Low-Speed Aerodynamic Characteristics of a Powered Nasp-Like Configuration in Ground Effect 892312
An investigation was conducted in the Langley 14- By 22-Foot Subsonic Tunnel to determine the low-speed aerodynamic characteristics of a powered generic NASP-like configuration in ground effect. The model was a simplified configuration consisting of a triangular wedge forebody, a rectangular mid-section which housed the propulsion simulation system, and a rectangular wedge aftbody. Additional model components included a delta wing, exhaust flow deflectors, and aftbody fences.
Six-component force and moment data were obtained over an angle of attack range from −4° to 18° while model height above the tunnel floor was varied from 1/4 inch to 6 feet. Variations in freestream dynamic pressure, from 10 psf to 80 psf, and engine ejector pressure yielded a range of thrust coefficients from 0 to 0.8.
Flow visualization was obtained by injecting water into the engine simulator inlets and using a laser light sheet to illuminate the resulting exhaust flow. This investigation technique allowed diagnostic analysis of the exhaust flow and aided in interpreting the force and moment data.

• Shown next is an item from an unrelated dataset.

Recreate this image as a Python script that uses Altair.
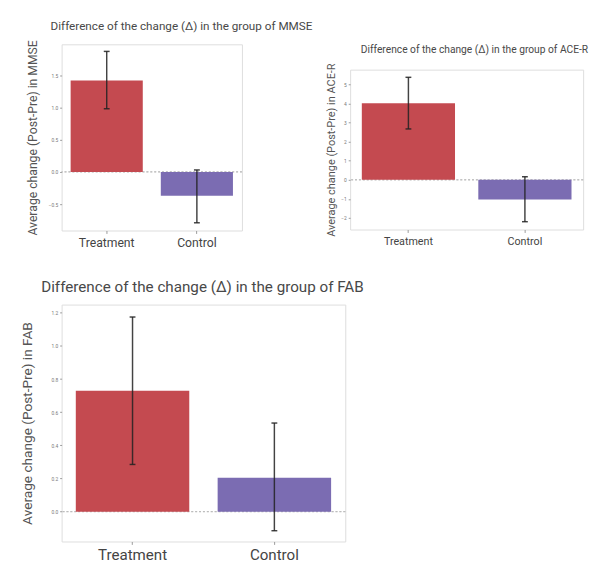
import altair as alt
import pandas as pd

groups = ["Treatment", "Control"]
bar_colors = ["#c44a50", "#7b6cb2"]

mmse_mean = [1.42, -0.37]
mmse_lo = [0.98, -0.79]
mmse_hi = [1.87, 0.03]

acer_mean = [4.0, -1.03]
acer_lo = [2.66, -2.19]
acer_hi = [5.36, 0.16]

fab_mean = [0.73, 0.205]
fab_lo = [0.285, -0.115]
fab_hi = [1.175, 0.535]

mmse_ticks = [-0.5, 0.0, 0.5, 1.0, 1.5]
acer_ticks = [-2, -1, 0, 1, 2, 3, 4, 5]
fab_ticks = [0.0, 0.2, 0.4, 0.6, 0.8, 1.0, 1.2]

FONT = "Roboto"


def panel(mean, lo, hi, measure, domain, ticks, fmt, w, h,
          title_size, label_size, ytitle_size, title_anchor, title_dx,
          title_offset, ytitle_pad):
    df = pd.DataFrame({"group": groups, "mean": mean, "lo": lo, "hi": hi})
    xax = alt.Axis(title=None, labelAngle=0, labelFontSize=label_size,
                   labelColor="#444", labelFont=FONT, tickSize=3,
                   tickColor="#999", domain=False, labelPadding=3)
    x = alt.X("group:N", sort=groups,
              scale=alt.Scale(paddingInner=0.2, paddingOuter=0.1), axis=xax)
    yax = alt.Axis(title=f"Average change (Post-Pre) in {measure}",
                   values=ticks, format=fmt, labelFontSize=5,
                   labelColor="#777", labelFont=FONT, tickSize=2,
                   tickColor="#999", domain=False, grid=False,
                   titleFontSize=ytitle_size, titleColor="#555",
                   titleFontWeight="normal", titleFont=FONT,
                   labelPadding=2, titlePadding=ytitle_pad)
    ysc = alt.Scale(domain=domain, nice=False, zero=False)
    base = alt.Chart(df)
    zero = base.mark_rule(color="#bbb", strokeDash=[2, 2], strokeWidth=1).encode(
        y=alt.Y("z:Q", scale=ysc, axis=yax)
    ).transform_calculate(z="0")
    bars = base.mark_bar().encode(
        x=x,
        y=alt.Y("mean:Q", scale=ysc, axis=yax),
        color=alt.Color("group:N", scale=alt.Scale(domain=groups, range=bar_colors), legend=None),
    )
    err = base.mark_rule(color="#222", strokeWidth=1.5, opacity=0.85).encode(
        x=x, y=alt.Y("lo:Q", scale=ysc, axis=yax), y2="hi:Q"
    )
    cap_lo = base.mark_tick(color="#222", orient="horizontal", size=6, thickness=1.5, opacity=0.85).encode(
        x=x, y=alt.Y("lo:Q", scale=ysc, axis=yax)
    )
    cap_hi = base.mark_tick(color="#222", orient="horizontal", size=6, thickness=1.5, opacity=0.85).encode(
        x=x, y=alt.Y("hi:Q", scale=ysc, axis=yax)
    )
    title = alt.TitleParams(
        f"Difference of the change (\u0394) in the group of {measure}",
        fontSize=title_size, font=FONT, color="#484848", fontWeight="normal",
        anchor=title_anchor, dx=title_dx, offset=title_offset,
    )
    return alt.layer(zero, bars, err, cap_lo, cap_hi).properties(
        width=w, height=h, title=title
    )


p1 = panel(mmse_mean, mmse_lo, mmse_hi, "MMSE", [-0.91, 1.98], mmse_ticks, ".1f",
           185, 191, 12, 12.5, 12.5, "start", 24, 7, 8.5)
p2 = panel(acer_mean, acer_lo, acer_hi, "ACE-R", [-2.6, 5.76], acer_ticks, "d",
           239, 164, 10.5, 11, 11.2, "middle", 8, 8, 4)
p3 = panel(fab_mean, fab_lo, fab_hi, "FAB", [-0.18, 1.25], fab_ticks, ".1f",
           291, 243, 15.6, 15.5, 14, "middle", -1, 9, 16.5)

spacer = alt.Chart(pd.DataFrame({"s": [0]})).mark_point(opacity=0).encode(
    x=alt.value(0), y=alt.value(0)
).properties(width=239, height=26, view=alt.ViewBackground(stroke="transparent"))

right = alt.vconcat(spacer, p2, spacing=0, bounds="flush")
top = alt.hconcat(p1, right, spacing=111, bounds="flush")
chart = alt.vconcat(top, p3, spacing=267, bounds="flush").properties(
    padding={"left": 13, "top": 4, "right": 0, "bottom": 0}
).configure_view(stroke="#888", strokeWidth=1.5).configure(background="white")

chart.save("out.html", embed_options={"renderer": "svg", "actions": False})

The effect of the engine simulator flow field (both inlet and exhaust flows) as it was constrained between the large undersurface of the configuration and the tunnel floor produced significant power-on ground effects. Where lift increased with decreasing ground height during power-off testing, significant lift losses were noted in ground effect as thrust was increased. Variations in angle of attack as well as the presence of aftbody fences also had a substantial influence on the ground effects during power-on testing, Further results indicated that adding a wing to the configuration reduced, but did not eliminate, the power-on lift losses in ground effect.